Tale tendenza a indebolire gli organi rappresentativi, fino a eliminare ogni prerogativa all’assemblea legislativa, produce nel senso comune “il contrasto tra il Parlamento come si pretendeva fosse e come era realmente, cioè poco meno di nulla” (8, 96: 998). In tal modo uno strumento decisivo dell’apparato egemonico delle classi dominanti “si screpola e l’esercizio dell’egemonia diviene permanentemente difficile e aleatorio” (13, 37: 1638) [3].
Al contempo, tale situazione di crisi d’egemonia della vecchia classe dirigente politica, porta ad ampliare il “contrasto tra rappresentanti e rappresentati” dal terreno elettorale-parlamentare all’intero organismo statale, “rafforzando la posizione relativa del potere della burocrazia (civile e militare), dell’alta finanza, della Chiesa e in generale di tutti gli organismi relativamente indipendenti dalle fluttuazioni dell’opinione pubblica” (13, 23: 1603). La burocrazia perde la sua funzione di servizio e tende a trasformarsi in “un vero partito politico, il peggiore di tutti, perché la gerarchia burocratica” tende a sostituire “la gerarchia intellettuale e politica” (3, 119: 388) [4].

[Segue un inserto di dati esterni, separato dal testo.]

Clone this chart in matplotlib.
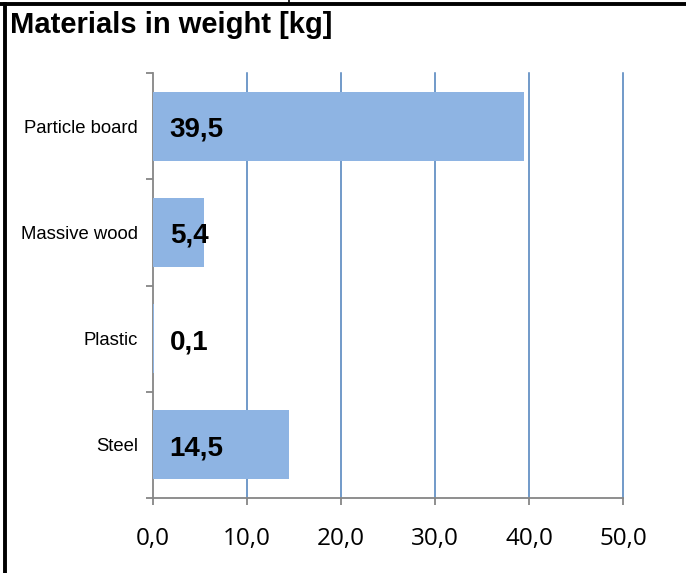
import matplotlib
matplotlib.use("Agg")
import matplotlib.pyplot as plt
from matplotlib.lines import Line2D
from matplotlib.ticker import FixedLocator

categories = ["Particle board", "Massive wood", "Plastic", "Steel"]
values = [39.5, 5.4, 0.1, 14.5]
value_labels = ["39,5", "5,4", "0,1", "14,5"]
xticks = [0, 10, 20, 30, 40, 50]
xtick_labels = ["0,0", "10,0", "20,0", "30,0", "40,0", "50,0"]
title = "Materials in weight [kg]"

W, H = 686, 573
fig = plt.figure(figsize=(W / 100, H / 100), dpi=100)
ax = fig.add_axes([153 / W, 75 / H, 470 / W, 425 / H])

ypos = list(range(len(categories)))
ax.barh(ypos, values, height=0.65, color="#8EB4E3", zorder=3)

ax.set_xlim(0, 50)
ax.set_ylim(len(categories) - 0.5, -0.5)

for x in xticks[1:]:
    ax.axvline(x, color="#4A7EBB", lw=1.1, zorder=1, clip_on=False)

for s in ["top", "right"]:
    ax.spines[s].set_visible(False)
for s in ["left", "bottom"]:
    ax.spines[s].set_color("#868686")
    ax.spines[s].set_linewidth(1.3)

ax.set_xticks(xticks)
ax.set_xticklabels(xtick_labels, fontfamily="Open Sans", fontsize=17.5)
ax.tick_params(axis="x", direction="out", length=5, width=1.3, color="#868686", pad=16)

ax.set_yticks(ypos)
ax.set_yticklabels(categories, fontfamily="Liberation Sans", fontsize=13.3)
ax.tick_params(axis="y", which="major", length=0, pad=11)
ax.yaxis.set_minor_locator(FixedLocator([i - 0.5 for i in range(len(categories) + 1)]))
ax.tick_params(axis="y", which="minor", direction="out", length=5, width=1.3, color="#868686")

for y, v, lab in zip(ypos, values, value_labels):
    ax.annotate(lab, xy=(0, y), xytext=(12, -2.5), textcoords="offset points",
                ha="left", va="center", fontsize=20, fontweight="bold",
                fontfamily="Liberation Sans", color="black", zorder=5)

fig.text(10 / W, 1 - 25 / H, title, ha="left", va="center", fontsize=21,
         fontweight="bold", fontfamily="Liberation Sans")

# frame lines
fig.add_artist(Line2D([0, 1], [1 - 3.5 / H, 1 - 3.5 / H], color="black", lw=2.8,
                      transform=fig.transFigure))
fig.add_artist(Line2D([4.5 / W, 4.5 / W], [0, 1 - 3.5 / H], color="black", lw=2.8,
                      transform=fig.transFigure))
fig.add_artist(Line2D([289 / W, 289 / W], [1 - 3.5 / H, 1], color="black", lw=1.2,
                      transform=fig.transFigure))

fig.savefig("out.png", dpi=100)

La “instabilità di direzione”, che mina dall’interno i partiti politici e li porta a disgregarsi e a moltiplicarsi esponenzialmente, si ripercuote tanto nel parlamento, quanto “nella sempre crescente difficoltà di formare i governi e nella sempre crescente instabilità dei governi stessi” (13, 37: 1639). Ciò favorisce la propaganda delle forze eversive volta a screditare il parlamentarismo e la democrazia, che tende a divenire senso comune di massa [5]. “Che gli interessati a che la crisi si risolva dal loro punto di vista – sottolinea acutamente Gramsci – fingano di credere e proclamino a gran voce che si tratta della «corruzione» e della «dissoluzione» di una serie di «principi» (immortali o no), potrebbe anche essere giustificato: ognuno è il giudice migliore nella scelta delle armi ideologiche che sono più appropriate ai fini che vuol raggiungere e la demagogia può essere ritenuta arma eccellente. Ma la cosa diventa comica quando il demagogo non sa di esserlo ed opera praticamente come fosse vero nella realtà effettuale che l’abito è il monaco e il berretto il cervello. Machiavelli diventa così Stenterello” (Q 13, 37, 1638-39).
Note:
[1] Gramsci, A., Quaderni del carcere, edizione critica a cura di Gerratana, V., Einaudi, Torino 1977, p. 1647. D’ora in poi citeremo quest’opera fra parentesi tonde direttamente nel testo, indicando il quaderno, il paragrafo e il numero di pagina di questa edizione.
[2] Cfr. 19, 31: 2057-58.
[3] “A questo processo contribuiscono i teorici-filosofi, i pubblicisti, i partiti politici ecc. per lo sviluppo della parte formale e i movimenti o le pressioni di massa per la parte sostanziale, con azioni e reazioni reciproche, con iniziative «preventive» prima che un fenomeno si manifesti pericolosamente e con repressioni quando le prevenzioni sono mancate o sono state tardive e inefficaci” (13, 37: 1637-38).
[4] In tal modo perdono consenso i partiti tradizionali che assicuravano il consenso alle elezioni essendo divenuto in seguito all’ampliamento della base elettorale “molto più difficile la corruzione individuale” (19, 26: 2040).
[5] “Quindi miseria della vita culturale e angustia meschina dell’alta cultura: invece della storia politica, la erudizione scarnita, invece della religione la superstizione, invece dei libri e delle grandi riviste, il giornale quotidiano e il libello. Il giorno per giorno, con le sue faziosità e i suoi urti personalistici, invece della politica seria. Le università, tutte le istituzioni che elaboravano le capacità intellettuali e tecniche, non permeate dalla vita dei partiti, dal realismo vivente della vita nazionale, formavano quadri nazionali apolitici, con formazione mentale puramente rettorica, non nazionale” (3, 119: 387-78).